Além disso,
esta distinção está bem longe de contraditar a simplicíssima unidade de Deus,
que se permita daí provar que o Filho é um só e único Deus com o Pai, porquanto,
a um tempo, com ele compartilha de um só e único Espírito, mas o Espírito não é
algo diverso do Pai e do Filho, visto ser ele o Espírito do Pai e do Filho.
Com efeito, em cada uma das hipóstases se compreende, com isso, a natureza inteira,
ou, seja, que subjaz a cada uma sua propriedade específica. O Pai
está todo no Filho; o Filho, todo no Pai, como ele próprio também o declara:
“Eu estou no Pai e o Pai está em mim” [Jo 14.10]. E por essa
causa os doutores eclesiásticos não admitem diferença alguma quanto à essência
entre as Pessoas.
“Mediante
esses designativos que denotam distinção”, diz Agostinho, “significa que se
referem às relações mútuas, não à própria substância, pela qual são um todo
único e indivisível.” De conformidade com este sentido, as opiniões dos
antigos
devem
conciliar-se, o que doutra sorte pareceriam pôr-se em conflito, em certa escala.

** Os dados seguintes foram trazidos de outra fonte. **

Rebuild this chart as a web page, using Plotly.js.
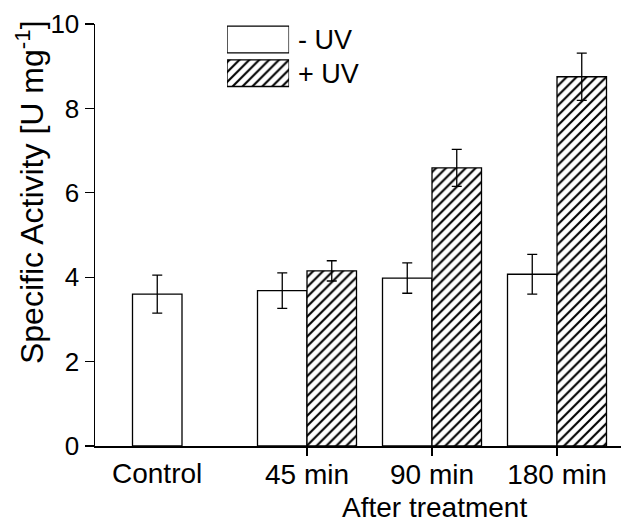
<!DOCTYPE html>
<html>
<head>
<meta charset="utf-8">
<script src="https://cdn.plot.ly/plotly-3.0.1.min.js"></script>
<style>html,body{margin:0;padding:0;background:#fff;}#chart{width:624px;height:519px;}</style>
</head>
<body>
<div id="chart"></div>
<script>
// ---- data ----
const categories = ["Control", "45 min", "90 min", "180 min"];
const minusUV = [3.60, 3.68, 3.98, 4.07];
const minusUVErr = [0.45, 0.42, 0.36, 0.47];
const plusUV = [null, 4.15, 6.59, 8.75];
const plusUVErr = [null, 0.24, 0.44, 0.56];
const seriesNames = ["- UV", "+ UV"];
const yTicks = [0, 2, 4, 6, 8, 10];
const yTitle = "Specific Activity [U mg<sup>-1</sup>]";
const xTitle = "After treatment";

// ---- styling ----
const FONT = "Liberation Sans, Arimo, Arial, sans-serif";
const bargap = 0.208;
const xIdx = categories.map((c, i) => i);
const hatch = {shape: "/", bgcolor: "white", fgcolor: "black", fgopacity: 1, size: 7, solidity: 0.3};
const lineStyle = {color: "black", width: 1.3};
const errStyle = (arr) => ({type: "data", array: arr, visible: true, color: "black", thickness: 1.3, width: 5});

const traces = [
  {type: "bar", name: seriesNames[0], x: xIdx, y: minusUV, error_y: errStyle(minusUVErr),
   marker: {color: "white", line: lineStyle}, showlegend: false, hoverinfo: "skip"},
  {type: "bar", name: seriesNames[1], x: xIdx, y: plusUV, error_y: errStyle(plusUVErr),
   marker: {color: "white", pattern: hatch, line: lineStyle}, showlegend: false, hoverinfo: "skip"},
  // legend swatches drawn on a small auxiliary axis pair
  {type: "bar", orientation: "h", x: [1], y: [seriesNames[0]], xaxis: "x2", yaxis: "y2",
   marker: {color: "white", line: lineStyle}, showlegend: false, hoverinfo: "skip"},
  {type: "bar", orientation: "h", x: [1], y: [seriesNames[1]], xaxis: "x2", yaxis: "y2",
   marker: {color: "white", pattern: hatch, line: lineStyle}, showlegend: false, hoverinfo: "skip"}
];

// offset of the first series inside a group (used to center the Control label under its only bar)
const firstOffset = -(1 - bargap) / 4;

const layout = {
  width: 624, height: 519,
  margin: {l: 95, r: 3, t: 22, b: 73, pad: 0},
  paper_bgcolor: "white", plot_bgcolor: "white",
  font: {family: FONT, color: "black"},
  barmode: "group", bargap: bargap, bargroupgap: 0,
  showlegend: false,
  xaxis: {
    range: [-0.696, 3.512], tickmode: "array", tickvals: xIdx.slice(1), ticktext: categories.slice(1),
    ticks: "outside", ticklen: 8, tickwidth: 1.3, tickcolor: "black", ticklabelstandoff: -5,
    showline: true, linecolor: "black", linewidth: 1.5, showgrid: false, zeroline: false,
    tickfont: {family: FONT, size: 28, color: "black"}
  },
  yaxis: {
    domain: [0, 0.9953], range: [0, 10], tickmode: "array", tickvals: yTicks,
    ticks: "outside", ticklen: 9, tickwidth: 1.3, tickcolor: "black",
    showline: true, linecolor: "black", linewidth: 1.5, showgrid: false, zeroline: false,
    tickfont: {family: FONT, size: 26, color: "black"}
  },
  xaxis2: {domain: [0.251, 0.369], anchor: "y2", range: [0, 1], visible: false, fixedrange: true},
  yaxis2: {domain: [0.8396, 0.9983], anchor: "x2", type: "category",
    categoryorder: "array", categoryarray: [seriesNames[1], seriesNames[0]],
    side: "right", showline: false, showgrid: false, zeroline: false, ticks: "",
    ticklabelstandoff: 8, tickfont: {family: FONT, size: 27, color: "black"}},
  annotations: [
    {text: categories[0], xref: "x", yref: "paper", x: xIdx[0] + firstOffset, y: 0, yshift: -10,
     xanchor: "center", yanchor: "top", showarrow: false, font: {family: FONT, size: 28, color: "black"}},
    {text: xTitle, xref: "paper", yref: "paper", x: 0.645, y: 0, yshift: -44,
     xanchor: "center", yanchor: "top", showarrow: false, font: {family: FONT, size: 28, color: "black"}},
    {text: yTitle, xref: "paper", yref: "paper", x: 0, xshift: -65, y: 0.599, textangle: -90,
     xanchor: "center", yanchor: "middle", showarrow: false, font: {family: FONT, size: 32, color: "black"}}
  ]
};

Plotly.newPlot("chart", traces, layout, {displayModeBar: false, staticPlot: true});
</script>
</body>
</html>
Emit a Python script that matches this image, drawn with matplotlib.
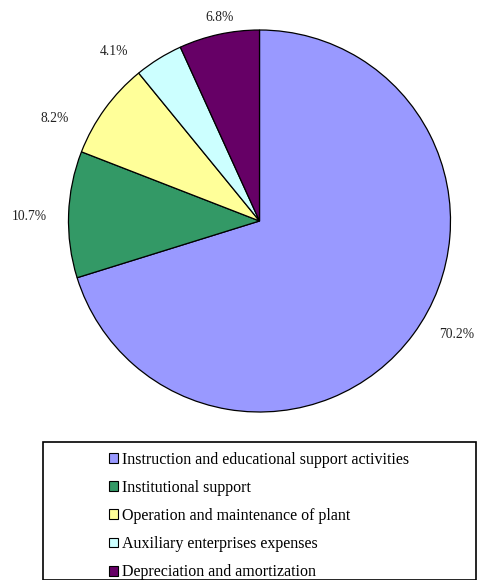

Pois, ora ensinam que o Pai é o princípio do Filho, ora asseveram que o Filho tem,
de si próprio, tanto a divindade quanto a essência, e por isso é um só
princípio com o Pai. A causa desta diversidade, bem e explicitamente a expressa
Agostinho, em outro lugar, quando assim fala: “Cristo, em relação a si mesmo, é
chamado Deus; em relação ao Pai, é chamado Filho.” E, outra vez: “O Pai, em
relação a si mesmo, é chamado Deus; em relação ao Filho, é chamado Pai. Quando
se diz que Deus é Pai, em relação ao Filho, ele não é o Filho; quando se
diz Filho, em relação
ao Pai, ele
não é o Pai; quando se diz que o Pai é Deus, em relação a si mesmo,
e se diz que o Filho é Deus, em relação a si mesmo, ele é o mesmo
Deus.
Portanto,
quando falamos simplesmente do Filho, à parte de sua relação com o Pai,
bem e propriamente se assevera que ele procede de si mesmo, e por isso o
chamamos de princípio único. Quando, porém, consideramos a relação que ele tem com
o Pai, com razão fazemos o Pai o princípio do Filho.
Todo o
quinto livro da obra Da Trindade, de Agostinho, se devota à
explicação desta matéria. Muito mais seguro é, em verdade, deter-nos nesta
relação que Agostinho estabelece, a qual, penetrando mais sutilmente no
sublimado mistério, do que divagarmos a esmo por muitas especulações efêmeras.